(Stored data entries)
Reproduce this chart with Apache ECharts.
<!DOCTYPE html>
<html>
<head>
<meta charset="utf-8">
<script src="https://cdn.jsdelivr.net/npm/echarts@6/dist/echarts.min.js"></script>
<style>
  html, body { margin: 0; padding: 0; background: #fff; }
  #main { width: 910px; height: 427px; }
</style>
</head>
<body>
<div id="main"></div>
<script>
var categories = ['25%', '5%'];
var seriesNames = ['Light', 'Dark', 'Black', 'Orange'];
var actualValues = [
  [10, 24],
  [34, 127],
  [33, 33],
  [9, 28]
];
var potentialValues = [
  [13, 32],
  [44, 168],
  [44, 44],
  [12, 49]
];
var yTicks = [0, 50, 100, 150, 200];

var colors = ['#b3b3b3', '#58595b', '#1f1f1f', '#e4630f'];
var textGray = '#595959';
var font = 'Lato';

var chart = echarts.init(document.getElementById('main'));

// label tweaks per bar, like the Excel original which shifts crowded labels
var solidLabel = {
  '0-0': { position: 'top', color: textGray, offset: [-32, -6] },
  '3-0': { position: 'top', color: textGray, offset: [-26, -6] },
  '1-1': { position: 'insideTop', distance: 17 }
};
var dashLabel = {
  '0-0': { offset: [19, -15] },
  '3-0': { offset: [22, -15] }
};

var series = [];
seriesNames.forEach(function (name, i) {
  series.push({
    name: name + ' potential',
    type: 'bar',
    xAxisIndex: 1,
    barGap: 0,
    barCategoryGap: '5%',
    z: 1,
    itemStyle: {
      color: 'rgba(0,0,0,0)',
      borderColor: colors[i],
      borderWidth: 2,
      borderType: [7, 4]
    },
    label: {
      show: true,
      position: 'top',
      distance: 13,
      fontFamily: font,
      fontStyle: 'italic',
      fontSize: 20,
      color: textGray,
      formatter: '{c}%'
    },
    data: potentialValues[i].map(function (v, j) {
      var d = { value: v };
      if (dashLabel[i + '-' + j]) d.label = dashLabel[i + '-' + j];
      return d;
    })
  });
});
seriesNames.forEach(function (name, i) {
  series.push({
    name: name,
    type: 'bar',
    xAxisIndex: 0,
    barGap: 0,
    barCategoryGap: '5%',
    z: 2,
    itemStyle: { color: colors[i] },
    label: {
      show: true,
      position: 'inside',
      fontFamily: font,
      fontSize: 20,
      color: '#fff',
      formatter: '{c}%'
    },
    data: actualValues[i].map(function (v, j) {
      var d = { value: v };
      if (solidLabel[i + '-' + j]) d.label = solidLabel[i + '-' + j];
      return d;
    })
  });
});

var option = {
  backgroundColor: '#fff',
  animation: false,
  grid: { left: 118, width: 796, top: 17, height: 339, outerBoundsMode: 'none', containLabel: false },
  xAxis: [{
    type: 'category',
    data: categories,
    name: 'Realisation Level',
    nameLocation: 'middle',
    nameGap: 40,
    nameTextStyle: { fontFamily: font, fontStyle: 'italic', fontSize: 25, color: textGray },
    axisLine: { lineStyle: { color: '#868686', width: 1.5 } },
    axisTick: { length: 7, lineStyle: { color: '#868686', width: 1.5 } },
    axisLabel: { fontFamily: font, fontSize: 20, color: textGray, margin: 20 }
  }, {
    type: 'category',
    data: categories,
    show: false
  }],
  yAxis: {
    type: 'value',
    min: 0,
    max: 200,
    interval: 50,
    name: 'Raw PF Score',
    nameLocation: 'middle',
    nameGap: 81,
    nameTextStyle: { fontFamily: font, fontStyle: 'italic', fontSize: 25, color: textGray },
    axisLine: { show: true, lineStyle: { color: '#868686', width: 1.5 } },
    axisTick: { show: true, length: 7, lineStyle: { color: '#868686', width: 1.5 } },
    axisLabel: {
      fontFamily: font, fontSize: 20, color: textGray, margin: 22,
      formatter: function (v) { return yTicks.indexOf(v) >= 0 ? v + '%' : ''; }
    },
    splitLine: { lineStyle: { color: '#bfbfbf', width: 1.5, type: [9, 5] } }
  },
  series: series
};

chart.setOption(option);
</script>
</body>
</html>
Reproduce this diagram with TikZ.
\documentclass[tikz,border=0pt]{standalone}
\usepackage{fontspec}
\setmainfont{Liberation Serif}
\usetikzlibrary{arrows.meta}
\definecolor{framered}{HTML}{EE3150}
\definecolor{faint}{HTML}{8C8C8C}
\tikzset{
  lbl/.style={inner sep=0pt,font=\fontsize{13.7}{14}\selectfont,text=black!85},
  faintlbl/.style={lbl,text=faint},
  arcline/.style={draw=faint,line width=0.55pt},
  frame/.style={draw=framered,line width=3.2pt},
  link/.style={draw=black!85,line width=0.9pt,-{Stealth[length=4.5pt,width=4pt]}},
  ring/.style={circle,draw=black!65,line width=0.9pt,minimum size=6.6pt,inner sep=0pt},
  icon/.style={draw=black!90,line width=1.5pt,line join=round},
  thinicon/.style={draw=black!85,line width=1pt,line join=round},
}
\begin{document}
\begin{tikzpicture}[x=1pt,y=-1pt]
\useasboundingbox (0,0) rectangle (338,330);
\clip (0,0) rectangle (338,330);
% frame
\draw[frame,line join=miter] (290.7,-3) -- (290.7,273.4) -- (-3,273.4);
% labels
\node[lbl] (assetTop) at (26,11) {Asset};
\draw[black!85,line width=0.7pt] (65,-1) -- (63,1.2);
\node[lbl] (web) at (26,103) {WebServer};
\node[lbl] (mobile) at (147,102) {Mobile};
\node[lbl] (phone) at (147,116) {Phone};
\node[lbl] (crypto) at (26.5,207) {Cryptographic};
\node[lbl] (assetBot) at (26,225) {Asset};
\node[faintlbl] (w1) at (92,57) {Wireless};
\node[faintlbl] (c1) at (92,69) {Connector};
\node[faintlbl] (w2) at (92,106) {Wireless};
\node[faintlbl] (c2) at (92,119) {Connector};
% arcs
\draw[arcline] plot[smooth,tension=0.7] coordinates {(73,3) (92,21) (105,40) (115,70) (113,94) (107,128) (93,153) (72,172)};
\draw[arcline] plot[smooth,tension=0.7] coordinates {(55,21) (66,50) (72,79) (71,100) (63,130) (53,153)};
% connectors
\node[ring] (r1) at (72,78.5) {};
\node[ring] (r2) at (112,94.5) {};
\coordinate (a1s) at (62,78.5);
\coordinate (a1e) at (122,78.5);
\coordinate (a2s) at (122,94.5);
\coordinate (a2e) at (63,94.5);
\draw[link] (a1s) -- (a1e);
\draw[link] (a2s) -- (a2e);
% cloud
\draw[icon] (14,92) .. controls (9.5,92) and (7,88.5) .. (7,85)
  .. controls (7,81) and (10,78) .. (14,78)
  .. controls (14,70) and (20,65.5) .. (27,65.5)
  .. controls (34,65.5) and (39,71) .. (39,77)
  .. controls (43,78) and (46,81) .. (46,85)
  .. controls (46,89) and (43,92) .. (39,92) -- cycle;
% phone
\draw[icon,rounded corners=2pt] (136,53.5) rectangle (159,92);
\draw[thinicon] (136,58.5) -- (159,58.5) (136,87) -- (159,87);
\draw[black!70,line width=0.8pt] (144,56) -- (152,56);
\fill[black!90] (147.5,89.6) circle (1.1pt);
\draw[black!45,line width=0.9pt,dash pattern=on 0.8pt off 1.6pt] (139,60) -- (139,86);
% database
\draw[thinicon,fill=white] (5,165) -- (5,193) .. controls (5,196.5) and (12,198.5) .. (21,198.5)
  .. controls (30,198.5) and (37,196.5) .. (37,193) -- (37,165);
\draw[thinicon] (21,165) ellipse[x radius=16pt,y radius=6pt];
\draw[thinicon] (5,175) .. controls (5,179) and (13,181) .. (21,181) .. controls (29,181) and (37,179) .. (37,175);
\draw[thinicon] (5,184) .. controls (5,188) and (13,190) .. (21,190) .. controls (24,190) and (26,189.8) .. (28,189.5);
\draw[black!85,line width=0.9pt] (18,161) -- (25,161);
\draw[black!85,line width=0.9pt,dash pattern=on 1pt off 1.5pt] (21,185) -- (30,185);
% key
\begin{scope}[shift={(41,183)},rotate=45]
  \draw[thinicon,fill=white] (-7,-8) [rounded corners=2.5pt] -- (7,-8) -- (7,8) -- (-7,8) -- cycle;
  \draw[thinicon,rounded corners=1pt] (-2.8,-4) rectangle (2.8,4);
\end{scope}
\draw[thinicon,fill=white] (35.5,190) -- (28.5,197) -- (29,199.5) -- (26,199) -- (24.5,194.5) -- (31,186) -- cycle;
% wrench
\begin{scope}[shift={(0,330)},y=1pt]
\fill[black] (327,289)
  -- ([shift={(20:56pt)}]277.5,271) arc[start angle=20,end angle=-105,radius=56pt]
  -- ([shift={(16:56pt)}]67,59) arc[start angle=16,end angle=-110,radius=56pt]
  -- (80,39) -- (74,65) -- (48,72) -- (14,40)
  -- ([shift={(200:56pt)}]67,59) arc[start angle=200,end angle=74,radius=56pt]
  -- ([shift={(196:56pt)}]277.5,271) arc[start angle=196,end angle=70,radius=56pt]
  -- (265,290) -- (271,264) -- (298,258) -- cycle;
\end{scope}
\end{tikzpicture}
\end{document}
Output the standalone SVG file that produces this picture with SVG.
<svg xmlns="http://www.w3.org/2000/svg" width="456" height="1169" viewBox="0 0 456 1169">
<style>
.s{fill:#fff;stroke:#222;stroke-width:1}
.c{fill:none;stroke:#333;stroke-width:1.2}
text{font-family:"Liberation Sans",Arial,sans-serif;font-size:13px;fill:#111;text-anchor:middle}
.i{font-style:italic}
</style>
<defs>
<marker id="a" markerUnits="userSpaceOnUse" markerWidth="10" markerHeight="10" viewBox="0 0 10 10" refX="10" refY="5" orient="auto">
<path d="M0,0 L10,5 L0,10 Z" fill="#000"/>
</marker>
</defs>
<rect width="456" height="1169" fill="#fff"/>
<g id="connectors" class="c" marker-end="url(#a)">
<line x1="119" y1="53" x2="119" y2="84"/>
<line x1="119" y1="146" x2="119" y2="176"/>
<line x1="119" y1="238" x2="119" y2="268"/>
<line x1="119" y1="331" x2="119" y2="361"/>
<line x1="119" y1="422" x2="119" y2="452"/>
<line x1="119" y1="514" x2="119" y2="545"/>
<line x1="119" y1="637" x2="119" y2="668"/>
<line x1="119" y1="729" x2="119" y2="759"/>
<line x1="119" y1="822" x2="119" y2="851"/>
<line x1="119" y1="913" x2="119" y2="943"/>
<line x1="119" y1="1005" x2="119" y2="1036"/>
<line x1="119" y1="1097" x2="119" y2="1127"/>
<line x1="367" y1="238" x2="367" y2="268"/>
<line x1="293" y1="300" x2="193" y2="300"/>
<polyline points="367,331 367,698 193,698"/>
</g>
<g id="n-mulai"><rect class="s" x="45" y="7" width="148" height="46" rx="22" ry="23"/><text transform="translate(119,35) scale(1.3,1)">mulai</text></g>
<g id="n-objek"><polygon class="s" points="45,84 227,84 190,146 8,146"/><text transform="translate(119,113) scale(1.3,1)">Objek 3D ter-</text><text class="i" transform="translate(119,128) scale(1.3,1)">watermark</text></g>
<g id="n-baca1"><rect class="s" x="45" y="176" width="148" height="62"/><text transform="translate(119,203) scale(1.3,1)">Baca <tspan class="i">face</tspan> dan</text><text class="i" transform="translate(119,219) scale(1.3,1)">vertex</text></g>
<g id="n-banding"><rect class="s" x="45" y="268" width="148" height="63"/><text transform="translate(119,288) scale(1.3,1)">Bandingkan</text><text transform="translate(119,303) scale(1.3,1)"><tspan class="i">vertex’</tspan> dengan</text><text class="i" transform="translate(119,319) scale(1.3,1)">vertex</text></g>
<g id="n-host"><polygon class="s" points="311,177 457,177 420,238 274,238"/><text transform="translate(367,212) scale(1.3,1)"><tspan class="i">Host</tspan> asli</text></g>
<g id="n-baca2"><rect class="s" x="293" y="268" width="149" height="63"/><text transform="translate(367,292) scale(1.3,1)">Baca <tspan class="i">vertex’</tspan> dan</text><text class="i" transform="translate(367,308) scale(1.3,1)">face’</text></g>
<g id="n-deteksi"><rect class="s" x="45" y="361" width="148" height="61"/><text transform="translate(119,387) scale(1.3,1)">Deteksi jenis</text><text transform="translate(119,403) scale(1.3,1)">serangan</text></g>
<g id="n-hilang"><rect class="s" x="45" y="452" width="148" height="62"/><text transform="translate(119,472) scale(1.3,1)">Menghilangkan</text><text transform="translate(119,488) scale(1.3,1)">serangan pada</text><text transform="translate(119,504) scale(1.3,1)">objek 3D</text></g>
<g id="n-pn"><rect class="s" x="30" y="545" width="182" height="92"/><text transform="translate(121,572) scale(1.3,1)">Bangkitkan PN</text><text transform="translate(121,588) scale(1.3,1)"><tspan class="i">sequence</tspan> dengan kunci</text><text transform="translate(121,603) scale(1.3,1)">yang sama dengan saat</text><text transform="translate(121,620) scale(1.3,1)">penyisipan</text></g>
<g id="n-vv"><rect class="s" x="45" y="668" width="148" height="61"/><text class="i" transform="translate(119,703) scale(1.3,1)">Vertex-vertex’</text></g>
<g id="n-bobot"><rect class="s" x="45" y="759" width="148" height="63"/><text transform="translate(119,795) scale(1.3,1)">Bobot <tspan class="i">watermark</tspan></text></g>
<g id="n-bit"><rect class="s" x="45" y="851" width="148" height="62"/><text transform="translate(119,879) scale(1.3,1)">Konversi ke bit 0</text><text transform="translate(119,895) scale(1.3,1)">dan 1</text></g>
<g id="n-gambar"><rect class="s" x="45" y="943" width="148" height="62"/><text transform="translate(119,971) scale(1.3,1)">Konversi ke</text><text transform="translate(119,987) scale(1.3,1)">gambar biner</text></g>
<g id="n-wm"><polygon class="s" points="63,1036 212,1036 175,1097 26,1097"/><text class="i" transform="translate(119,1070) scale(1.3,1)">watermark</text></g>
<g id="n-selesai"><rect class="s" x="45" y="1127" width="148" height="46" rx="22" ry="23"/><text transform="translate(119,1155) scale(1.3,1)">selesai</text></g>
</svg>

-- Given request --
Read the entries and show each line that mentions "this".

-- Answer below --
Reproduce this chart with Apache ECharts.
Reproduce this diagram with TikZ.
Output the standalone SVG file that produces this picture with SVG.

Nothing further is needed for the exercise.